We are pretty certain this is a varve, an annual layer of sediment.
 After a lovely day kayaking and truly memorable walk we were rewarded with a spectacular camp site.

Disko Bay – Day 12

This was to be a day dominated by some white water kayaking, not something that I have experienced that frequently whilst paddling in Greenland. It finished with our entry into the inner part of the Pakitsoq fjord.  A considerable  area, which differs in numerous ways from the rest of the kayaking, which is experienced off the west coast of Greenland.  It was the start of a couple days of memorable experiences
Preparing to depart after breakfast.  Our early morning porridge was made slightly more interesting due to the fact that as we sat on the rocks, our friend Yann, from southern Brittany paddled past.  Sea kayaking really is a small world.
 Alex heading south in Ata Sund.  Quite a bit of the ice from the previous day had disappeared.
 We arrived at the entrance into the inner section of Pakitsoq, slightly early, so the tide was still ebbing with some force.
 Jim heading out into the current, for a bit of play time.
 Toby crossing into the main stream.  Once the tide reached a certain level the rough water disappeared really quickly.  It was an interesting 90 minutes of play in the white water, which is in total contrast to most of the kayaking experienced in Greenland.

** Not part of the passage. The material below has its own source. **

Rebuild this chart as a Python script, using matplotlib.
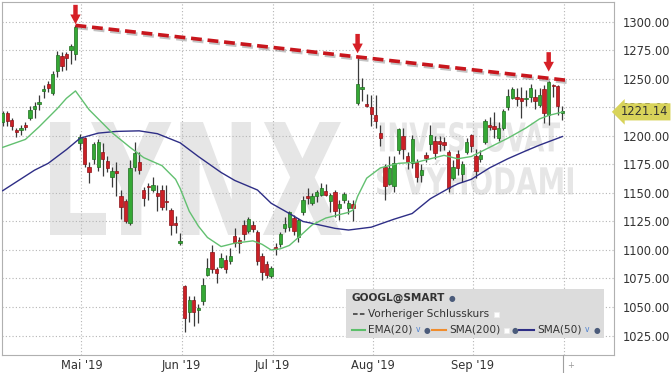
import numpy as np
import pandas as pd
import matplotlib
matplotlib.use("Agg")
import matplotlib.pyplot as plt
import matplotlib.patheffects as pe
from matplotlib.patches import Rectangle, PathPatch
from matplotlib.lines import Line2D
from matplotlib.textpath import TextPath
from matplotlib.font_manager import FontProperties
from matplotlib.transforms import Affine2D, blended_transform_factory

W, H = 671, 373

# trading days shown on the chart
dates = pd.bdate_range("2019-04-04", "2019-09-30", freq="C",
                       holidays=["2019-04-19", "2019-05-27", "2019-07-04", "2019-09-02"])

# OHLC
opens = [1212, 1220, 1214, 1205, 1205, 1210, 1216, 1224, 1228, 1239.5, 1246, 1238, 1257, 1270, 1271.5, 1275, 1272, 1194,
         1198, 1173, 1180, 1173, 1186, 1178, 1164, 1169, 1147, 1143, 1124, 1173, 1177, 1153, 1156, 1153, 1150, 1153, 1143, 1135, 1123, 1106,
         1068, 1046, 1056, 1047, 1055, 1078, 1098, 1083, 1085, 1091, 1090, 1112, 1109, 1122, 1117, 1122, 1116, 1095, 1088, 1077,
         1102, 1105, 1119, 1120, 1128, 1111, 1133, 1147, 1141, 1147, 1148, 1152, 1143, 1151, 1137, 1144, 1137, 1140, 1229, 1241, 1228, 1225,
         1218, 1203, 1173, 1158, 1156, 1188, 1200, 1182, 1176, 1177, 1166, 1183, 1193, 1196, 1196, 1195, 1186, 1163, 1184, 1167, 1186, 1201,
         1182, 1180, 1195, 1210, 1209, 1198, 1207, 1225, 1233, 1234, 1233, 1232, 1234, 1234, 1227, 1241, 1218, 1244.5, 1244, 1220.4]
highs = [1222, 1222, 1216, 1207, 1209.5, 1212, 1226, 1229.5, 1236, 1245, 1248, 1257, 1274.5, 1274, 1274, 1281, 1297, 1202,
         1199.5, 1177.5, 1195, 1197, 1194, 1182, 1173, 1177.5, 1152.6, 1145, 1179, 1195, 1186, 1155, 1159, 1164, 1157, 1157, 1157, 1137, 1130, 1115,
         1069, 1060, 1060, 1053, 1075, 1093, 1104, 1085, 1097, 1096, 1102, 1119, 1111, 1126, 1129, 1125, 1117.5, 1097, 1090, 1086,
         1106, 1116, 1129, 1134, 1131, 1128, 1147, 1154, 1150, 1152.6, 1159, 1158, 1150, 1153, 1144, 1151, 1144, 1144, 1270, 1251, 1237, 1236,
         1236, 1210, 1175, 1182, 1182, 1207, 1207, 1186, 1201, 1180, 1175, 1186, 1210, 1200, 1200, 1199, 1188, 1179, 1188, 1178, 1198, 1202,
         1189, 1188, 1215, 1217, 1221, 1212, 1224, 1241, 1243, 1242, 1243, 1240, 1246, 1241, 1242, 1245, 1248.5, 1246, 1245, 1226]
lows = [1209, 1209, 1205, 1199, 1201, 1205, 1214, 1216, 1223, 1233.5, 1239, 1236, 1252, 1257, 1258, 1263, 1267, 1188,
        1173, 1158.5, 1175, 1169, 1165, 1168, 1155.5, 1147, 1127, 1124, 1122, 1169, 1167, 1139, 1144, 1151, 1134, 1135, 1135, 1113, 1115, 1104,
        1028, 1037, 1033, 1036, 1052, 1077, 1080, 1071, 1084, 1080, 1088, 1103, 1097, 1109, 1115, 1116, 1087, 1074, 1075, 1075,
        1096, 1103, 1116, 1117, 1113, 1107, 1131, 1140, 1139.5, 1142.4, 1147, 1147, 1133, 1129, 1126, 1141, 1132, 1125, 1227, 1231, 1225.5, 1209,
        1207, 1191, 1144, 1157, 1151, 1184, 1180, 1171, 1172, 1160, 1160, 1177, 1188, 1180, 1187, 1187.7, 1151, 1161, 1166, 1160, 1184, 1186,
        1163, 1177, 1193, 1205, 1198, 1196, 1205, 1223, 1232, 1226, 1216, 1226, 1230, 1224, 1225, 1211, 1210, 1234, 1218, 1214]
closes = [1220, 1213, 1209, 1203.5, 1207, 1208, 1223, 1226, 1230, 1241, 1242, 1254, 1271, 1261, 1268, 1279, 1296, 1199,
          1175, 1168, 1193, 1195, 1180, 1172, 1169, 1167.5, 1138, 1125.5, 1171.5, 1185, 1170, 1146, 1155, 1157, 1147, 1138, 1142, 1122, 1122, 1108,
          1040, 1056, 1046, 1049, 1069, 1084, 1083, 1080, 1093, 1083, 1095, 1106, 1106, 1114, 1127, 1118, 1090, 1081, 1078, 1084,
          1101, 1114, 1123, 1133, 1117, 1126, 1144, 1146, 1147, 1151, 1154.5, 1148, 1148, 1134, 1140, 1149, 1141, 1137, 1246, 1243, 1226, 1219.5,
          1213, 1198, 1156, 1172, 1176, 1206, 1189, 1177, 1197, 1164, 1170, 1181, 1201, 1185, 1193, 1192.5, 1154, 1173, 1172, 1175, 1195, 1191,
          1169, 1183, 1213, 1208, 1206.5, 1207, 1222, 1235, 1241, 1232.5, 1231, 1233, 1242, 1231, 1236, 1220, 1247.5, 1243.5, 1226, 1221.14]

# indicator lines (day index, value)
ema_idx = [0, 5, 8, 11, 12, 14, 16, 19, 23, 24, 28, 31, 35, 38, 39, 41, 43, 45, 48, 51, 55, 57, 59, 61, 63, 65, 68,
           71, 73, 76, 77, 78, 80, 83, 87, 91, 97, 100, 103, 106, 111, 115, 118, 120, 123]
ema_val = [1190, 1197, 1208, 1220, 1224, 1233, 1239.5, 1223, 1207, 1203, 1190, 1181, 1174, 1162, 1154, 1134, 1121, 1111,
           1103, 1106, 1108, 1105, 1100, 1101, 1104, 1111, 1122, 1128, 1130, 1133, 1135, 1147, 1163, 1172, 1176, 1177,
           1183, 1180, 1182, 1188, 1198, 1207, 1215, 1218, 1221]
sma_idx = [0, 7, 10, 14, 17, 21, 25, 30, 34, 39, 43, 48, 51, 56, 59, 63, 66, 68, 73, 76, 81, 86, 90, 94, 98, 100, 103,
           107, 111, 115, 118, 123]
sma_val = [1152, 1170, 1176, 1188, 1198, 1202.5, 1204, 1204.5, 1202, 1194, 1182, 1168, 1161, 1152.6, 1141, 1132, 1125,
           1123.4, 1119, 1117.5, 1120, 1127, 1132, 1145, 1154, 1158, 1162, 1172, 1180, 1187, 1192, 1199.5]

trend_idx = [16, 124.7]
trend_val = [1297, 1248.5]
arrow_idx = [16, 78, 120]
arrow_tip = [1298, 1272.5, 1256.5]

month_labels = ["Mai '19", "Jun '19", "Jul '19", "Aug '19", "Sep '19", ""]
price_ticks = list(range(1025, 1301, 25))
last_price = 1221.14

fig = plt.figure(figsize=(W / 100, H / 100), dpi=100)
fig.patch.set_facecolor("white")
ax = fig.add_axes([2 / W, 1 - 355 / H, 612 / W, 353 / H])
ax.set_xlim(-0.15, 134.35)
ax.set_ylim(1007.9, 1317.5)


def fig_xy(x, y):
    return x / W, 1 - y / H


# watermark
def stamp(text, x0, y0, x1, y1):
    tp = TextPath((0, 0), text, size=100, prop=FontProperties(family="DejaVu Sans", weight="bold"))
    bb = tp.get_extents()
    fx0, fy0 = fig_xy(x0, y1)
    fx1, fy1 = fig_xy(x1, y0)
    tr = Affine2D().translate(-bb.x0, -bb.y0).scale((fx1 - fx0) / bb.width, (fy1 - fy0) / bb.height)
    tr = tr.translate(fx0, fy0) + fig.transFigure
    ax.add_patch(PathPatch(tp, fc="#e6e6e6", ec="none", transform=tr, zorder=0.3))


stamp("LYNX", 50, 122, 342, 235)
stamp("INVESTOVAT", 380, 122, 560, 152)
stamp("S VÝHODAMI", 377, 160, 573, 195)

# month positions
month_pos = []
for m in [5, 6, 7, 8, 9]:
    month_pos.append(np.where(dates.month == m)[0][0] - 0.7)
month_pos.append(len(dates) - 0.7)

ax.set_xticks(month_pos)
ax.set_xticklabels(month_labels)
ax.set_yticks(price_ticks)
ax.set_yticklabels([f"{v:.2f}" for v in price_ticks])
ax.yaxis.tick_right()
ax.tick_params(axis="both", length=0, labelsize=8.3, labelcolor="#333333")
ax.tick_params(axis="y", pad=6)
ax.tick_params(axis="x", pad=3)
ax.grid(True, color="#b5b5b5", linestyle=(0, (1, 2)), linewidth=0.8, zorder=0.5)
ax.set_axisbelow(True)
for s in ax.spines.values():
    s.set_color("#b0b0b0")
    s.set_linewidth(0.8)

# candles
for i in range(len(dates)):
    o, h, l, c = opens[i], highs[i], lows[i], closes[i]
    up = c >= o
    ax.plot([i, i], [l, h], color="#3a3a3a", lw=0.9, zorder=2, solid_capstyle="butt")
    bottom = min(o, c)
    height = max(abs(c - o), 1.3)
    ax.add_patch(Rectangle((i - 0.37, bottom), 0.74, height,
                           fc="#35a835" if up else "#cc2026",
                           ec="#1f6e1f" if up else "#8c1217", lw=0.5, zorder=3))

ax.plot(sma_idx, sma_val, color="#2e2e86", lw=1.0, zorder=4)
ax.plot(ema_idx, ema_val, color="#62c070", lw=1.0, zorder=4)

# trend line and arrows
ax.plot(trend_idx, trend_val, color="#c8161d", lw=2.6, dashes=(3, 1.6), zorder=5,
        path_effects=[pe.SimpleLineShadow(offset=(1.2, -1.5), shadow_color="#555555", alpha=0.35), pe.Normal()])
for i, tip in zip(arrow_idx, arrow_tip):
    ax.annotate("", xy=(i, tip), xytext=(i, tip + 17),
                arrowprops=dict(arrowstyle="simple,head_width=0.75,head_length=0.7,tail_width=0.32",
                                fc="#d62027", ec="none", shrinkA=0, shrinkB=0), zorder=6)

# last price label
tr = blended_transform_factory(ax.transAxes, ax.transData)
ax.text(1 + 619 / 612 - 1, last_price, f"{last_price:.2f}", transform=tr, ha="left", va="center",
        fontsize=8.3, color="#333333", clip_on=False, zorder=10,
        bbox=dict(boxstyle="larrow,pad=0.18", fc="#d8d35a", ec="none"))

# small marker under the last grid line
fig.add_artist(Line2D([563 / W, 563 / W], [1 - 355 / H, 1 - 372 / H], color="#a0a0a0", lw=0.8,
                      transform=fig.transFigure))
fig.text(*fig_xy(567, 365), "+", fontsize=6, color="#999999", va="center")

# legend box
fig.add_artist(Rectangle(fig_xy(346, 338), 258 / W, 49 / H, fc="#dcdcdc", ec="none",
                         transform=fig.transFigure))
lg = dict(fontsize=7.6, color="#333333", va="center")
fig.text(*fig_xy(352, 298), "GOOGL@SMART", fontweight="bold", **lg)
fig.text(*fig_xy(449, 298), "●", fontsize=5.5, color="#4b5b7a", va="center")
fig.add_artist(Line2D([353 / W, 365 / W], [1 - 314 / H] * 2, color="#333333", lw=1.1,
                      dashes=(3, 1.5), transform=fig.transFigure))
fig.text(*fig_xy(368, 314), "Vorheriger Schlusskurs", **lg)
fig.add_artist(Rectangle(fig_xy(494, 317), 5 / W, 5 / H, fc="white", ec="#eeeeee", lw=0.5,
                         transform=fig.transFigure))
fig.add_artist(Line2D([352 / W, 365 / W], [1 - 330 / H] * 2, color="#5cbf6a", lw=1.5,
                      transform=fig.transFigure))
fig.text(*fig_xy(368, 330), "EMA(20)", **lg)
fig.text(*fig_xy(416, 329), "v", fontsize=5.5, color="#4a7fd0", va="center")
fig.text(*fig_xy(424, 330), "●", fontsize=5.5, color="#4b5b7a", va="center")
fig.add_artist(Line2D([432 / W, 446 / W], [1 - 330 / H] * 2, color="#f08c2c", lw=1.5,
                      transform=fig.transFigure))
fig.text(*fig_xy(449, 330), "SMA(200)", **lg)
fig.add_artist(Rectangle(fig_xy(504, 333), 5 / W, 5 / H, fc="white", ec="#eeeeee", lw=0.5,
                         transform=fig.transFigure))
fig.text(*fig_xy(512, 330), "●", fontsize=5.5, color="#4b5b7a", va="center")
fig.add_artist(Line2D([519 / W, 534 / W], [1 - 330 / H] * 2, color="#2e2e86", lw=1.5,
                      transform=fig.transFigure))
fig.text(*fig_xy(537, 330), "SMA(50)", **lg)
fig.text(*fig_xy(585, 329), "v", fontsize=5.5, color="#4a7fd0", va="center")
fig.text(*fig_xy(594, 330), "●", fontsize=5.5, color="#4b5b7a", va="center")

fig.savefig("out.png", dpi=100)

 Passing through the narrows into Pakitsup ilordlia.  It was strange to think that we were still paddling on the sea.
 Once through the narrows a totally different environment is revealed.  The ice cap is just visible through the dip in the skyline.  The complete lack of ice bergs also meant that we didn’t have to carry our kayaks so far in the evening, to avoid any possible waves generated by calving bergs.
 A delightful campsite, made even more enjoyable by the complete lack of insects.
On evenings like this there is always the temptation to leave the tent door open.